Mais je suis trop nerveux pour finir ma phrase correctement. Je parle trop vite et je m’agite pour cacher mon trouble. Je déteste tes mouchoirs graisseux – tu vas tacher ton exemplaire de Don Juan. Tu ne m’écoutes pas. Tu fais de belles phrases sur Byron. Et pendant que tu gesticules, avec ton manteau et ta canne, j’essaie de te dire un secret que je n’ai encore révélé à personne ; je te demande (tout en te tournant le dos) de prendre ma vie dans tes mains et de me dire si je suis condamné à inspirer le dégoût, toujours, de ceux que j’aime ?
Je te tourne le dos, tout agité de tremblements. Non, maintenant mes mains sont parfaitement immobiles. J’écarte les livres de la bibliothèque avec soin pour y insérer Don Juan. Voilà. Je préfèrerais être aimé, je préfèrerais être célèbre plutôt que suivre la perfection dans le sable. Mais est-ce que je suis condamné à provoquer la répulsion ? Est-ce que je suis poète ? Prends. Le désir, l’arme chargée derrière mes lèvres, froid comme le plomb, fuselé comme une balle en direction de ce que je vise, les vendeuses, les femmes, la prétention, la vulgarité de la vie (parce que je l’aime), tout cela fait feu vers toi au moment où je jette – attrape-le – mon poème. »

 mes commentaires

Évidemment, complexité de
But one cannot go on for ever cutting these ancient inscriptions clearer with a knife

et de The desire which is loaded behind my lips, cold as lead, fell as a bullet, the thing I aim at shop-girls, women, the pretence, the vulgarity of life (because I love it) shoots at you as I throw — catch it — my poem.

J’ai attendu, voulu laisser de la spontanéité et du structuré, un peu comme la lave se durcit en séchant sur les pans d’un volcan, à cet endroit où les deux matières se côtoient, la fureur mouvante et le froid qui fait travail de civilisation et régule la coulée.

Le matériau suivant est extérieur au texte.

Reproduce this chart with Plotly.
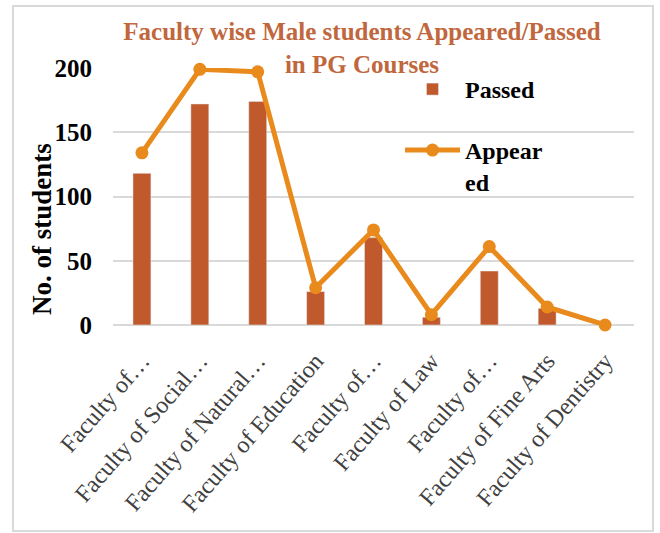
import plotly.graph_objects as go

categories = ["Faculty of…", "Faculty of Social…", "Faculty of Natural…", "Faculty of Education",
              "Faculty of…", "Faculty of Law", "Faculty of…", "Faculty of Fine Arts", "Faculty of Dentistry"]
passed = [118, 172, 174, 26, 68, 6, 42, 13, 0]
appeared = [134, 199, 197, 29, 74, 8, 61, 14, 0]
y_ticks = [0, 50, 100, 150, 200]

xpos = list(range(len(categories)))
FONT = "Liberation Serif"

# plot area in pixels
L, R, T, B = 113, 26, 68, 208
PW, PH = 660 - L - R, 533 - T - B

fig = go.Figure()
fig.add_trace(go.Bar(x=xpos, y=passed, name="Passed", marker_color="#C0592B",
                     width=0.31, legend="legend", showlegend=True))
fig.add_trace(go.Scatter(x=xpos, y=appeared, name="Appear<br>ed", mode="lines+markers",
                         line=dict(color="#E98A1D", width=5), marker=dict(size=13, color="#E98A1D"),
                         cliponaxis=False, legend="legend2", showlegend=True))

fig.update_layout(
    width=660, height=533,
    margin=dict(l=L, r=R, t=T, b=B),
    paper_bgcolor="white", plot_bgcolor="white",
    showlegend=True,
    title=dict(text="Faculty wise Male students Appeared/Passed<br>in PG Courses",
               font=dict(family=FONT, size=25, color="#C0673E", weight="bold"),
               x=362 / 660, xanchor="center", y=1 - 40 / 533, yanchor="top", yref="container"),
    xaxis=dict(tickvals=xpos, ticktext=categories, tickangle=-49, range=[-0.5, 8.5],
               tickfont=dict(family=FONT, size=24, color="#404040"), showgrid=False,
               showline=False, ticks="", automargin=False, ticklabelstandoff=16),
    yaxis=dict(range=[0, 200], tickvals=y_ticks, showgrid=True, gridcolor="#D9D9D9", gridwidth=2,
               zeroline=True, zerolinecolor="#D9D9D9", zerolinewidth=2, automargin=False,
               tickfont=dict(family=FONT, size=25, color="black", weight="bold"),
               ticklabelstandoff=20),
    annotations=[dict(text="<b>No. of students</b>", textangle=-90, xref="paper", yref="paper",
                      x=(42 - L) / PW, y=(533 - B - 229) / PH, xanchor="center", yanchor="middle",
                      showarrow=False, font=dict(family=FONT, size=27, color="black"))],
    legend=dict(x=(400 - L) / PW, y=(325 - 67) / PH, xanchor="left", yanchor="top",
                bgcolor="rgba(0,0,0,0)", itemwidth=55,
                font=dict(family=FONT, size=24, color="black", weight="bold")),
    legend2=dict(x=(400 - L) / PW, y=(325 - 128) / PH, xanchor="left", yanchor="top",
                 bgcolor="rgba(0,0,0,0)", valign="top", itemwidth=55,
                 font=dict(family=FONT, size=24, color="black", weight="bold")),
    shapes=[dict(type="rect", xref="paper", yref="paper",
                 x0=(13 - L) / PW, x1=(653 - L) / PW,
                 y0=(533 - B - 531) / PH, y1=(533 - B - 6) / PH,
                 line=dict(color="#D9D9D9", width=2), layer="below")],
)

fig.write_html("out.html", config={"displayModeBar": False},
               post_script="document.body.style.margin='0';")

Neville, à sa façon, est un volcan.

Pendant que je traduisais, je suivais sur Twitter le compte du ETL-CNL avec l’intervention de Corinna Gepnern sur les partis pris du traducteur et bizarrement cela répondait parfois à ce qui se passait dans mon crâne.
Je reproduis ce fil ci-dessous :

 La question qui se pose : à quel moment un choix devient-il un parti pris ?
 Peut-on à un moment prendre de la distance par rapport à sa propre écriture ?
 Le parti pris, c’est l’impossibilité d’aborder un texte avec une vacuité d’esprit.
 Il est essentiel d’accepter le désarroi que l’on peut ressentir face à un texte.
 La traduction met à l’épreuve notre rapport à l’autre.
 Quand on traduit, on doit être la voix de cet autre dans une autre langue.
 Certains partis pris sont une prise de pouvoir sur le texte.
 La passion à traduire un texte peut se retourner contre nous, et l’on met trop de nous dans ce texte, au mépris de l’original.
 Un scrupule de fidélité poussé à l’extrême, peut être bon, mais pas systématiquement.
 L’art du traducteur : être le même tout en étant autre.
 On est constamment amené à estimer sa marge de liberté.
 On est obligés de faire œuvre seconde dans une langue qui ne fonctionne pas forcément de la même façon.
 Les langues ne fonctionnent pas de la même façon, car on ne pense pas de la même façon. C’est un travail de funambule.
 La question de l’intraduisible : trouver quelque chose qui fonctionne dans la langue d’arrivée, tout en acceptant une perte.
 La pratique de la traduction, c’est moins l’acquisition d’un savoir-faire que la connaissance de sa propre capacité à évoluer.
 Savoir se remettre en question, prêter attention à ses réflexes.
 Se considérer comme un artisan qui donne le meilleur de lui-même à un instant donné, s’ouvrir à cet instant.
 Citation d’A. Bermann : « Le traducteur doit se mettre en analyse, repérer les systèmes de déformation qui menacent sa pratique et opèrent de façon inconsciente au niveau de ses choix linguistiques et littéraires. »
 Mieux on se connaît, plus on lève certaines craintes, mieux on traduit.
 Le débat sourcier/cibliste est déconcertant. Dans la pratique, impossible de tenir l’une ou l’autre position tout du long.
 Il n’est pas très opérant de vouloir choisir.
 Les éditeurs ont tendance à nous éloigner du penchant sourcier pour faire plus cibliste.
 C’est alors plus un travail de réécriture qu’un travail de traduction.
 Fluidité, élégance, économie de moyens, c’est joli, mais ce n’est pas nécessairement ce que demande un texte.
 La clarté n’est pas non plus toujours requise selon les textes.
 Il y a aussi tout le passif de ce qu’on « apprend à l’école » : « on ne dit pas ci » etc. -Nécessité de casser un peu l’éducation reçue.
 Ne pas toujours forcément écrire beau, mais s’adapter aux enjeux de chaque texte.
 La chasse aux adverbes en -ment et aux participes présents peut mener à des aberrations d’un autre genre.
 Autre parti pris issu de l’éducation : la suppression des répétitions.
 Déceler à partir de plusieurs traductions les partis pris des traducteurs.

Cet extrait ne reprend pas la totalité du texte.